Influence and Decision-Making

B. Kim Barnes
From “The Influence Guru”, January 27, 2023

Group making a decisionInfluencing another person requires that person to make a decision – whether to say yes, say no, discuss, negotiate, or offer an alternative that you both can live with. Decision-making related to influence is generally driven by needs, which can be practical or emotional in nature. Sometimes the need is obvious and discussable, such as a need for more time or resources. Sometimes the need is emotional and perhaps below awareness, but powerful all the same. While we may prefer to think of ourselves as rational and thoughtful decision-makers, recent studies by brain scientists and behavioral economists have shown that emotional needs are frequently the primary drivers behind our decisions. Here are some of those needs:

  • Belonging – Being part of and associated with a specific group, tribe, or community
  • Control/power – Having autonomy over one’s life, being free to make important choices
  • Confirmation – Having one’s beliefs and opinions approved, supported, and verified
  • Respect – Experiencing the acceptance and esteem of important others
  • Well-being/safety – Feeling protected, secure and confident about one’s life and that of loved ones
  • Meaning – Being able to make a positive contribution to one’s profession or community through one’s work or life

Successful influencers will “think themselves into” the mind of the person they are hoping to influence. To identify with the other is not only a useful behavior, but also a key process in developing a successful approach to influencing another person. Below are some things to consider, once you have clarified your goal/objective and identified possible issues:

  • What is currently “top of mind” for the other? What is he or she most concerned about right now?
  • What are some areas of common interest (that will be obvious to the other) between you related to the action you’d like him or her to take?
  • What possible conflicting interests might arise, given the issues that are raised by your goal/objective? Even if you don’t agree that the other might have something to lose by taking the action you would like him/her to take, what might the other fear losing?
  • What “felt needs” (i.e., needs that he or she experiences) does the other have that might drive her or his decision-making about this? What could I offer or how might I frame my approach to respond to those needs?
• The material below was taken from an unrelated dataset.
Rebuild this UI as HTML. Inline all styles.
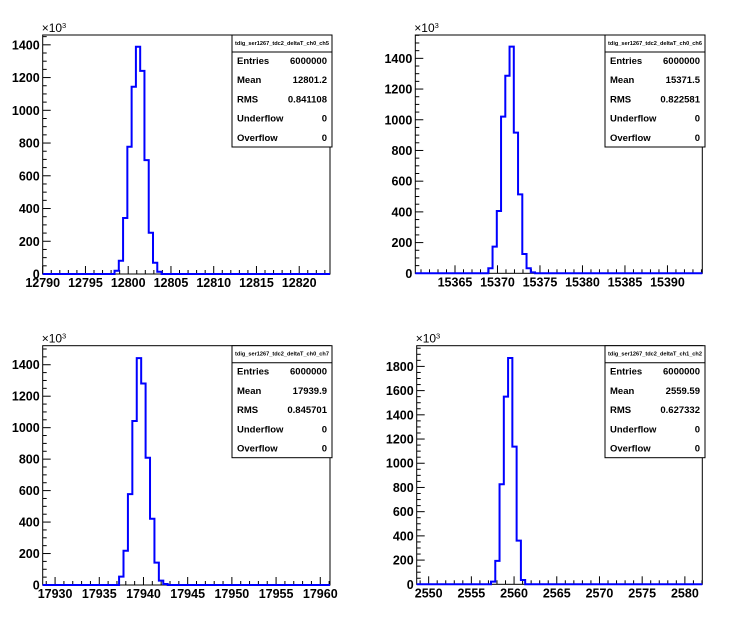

For example:

Practical needs:

  • Time – how flexible am I willing to be?
  • Resources – what can I offer that would make it less costly for the other to do what I am asking of them?
  • Assistance – what can I or others do to make it easier?
  • Support – how can I help the other person to justify or explain the action to important others?
  • Education – what does the other need to know in order to take this action?

Emotional needs:

  • Belonging – how can I frame this as part of an important team or group effort?
  • Control/power – how can I provide the other assurance of autonomy or independence in taking the action?
  • Confirmation – how can I honestly align the proposed action with values and goals that are important to the other?
  • Respect – how can I show the other how they are important to the success of the longer-term effort?
  • Well-being/safety – how can I reduce any fears associated with taking the action?
  • Meaning – how can I demonstrate the importance of this action to larger goals of the organization?

Identifying with the other person allows us to be thoughtful and generous in how we approach influencing them.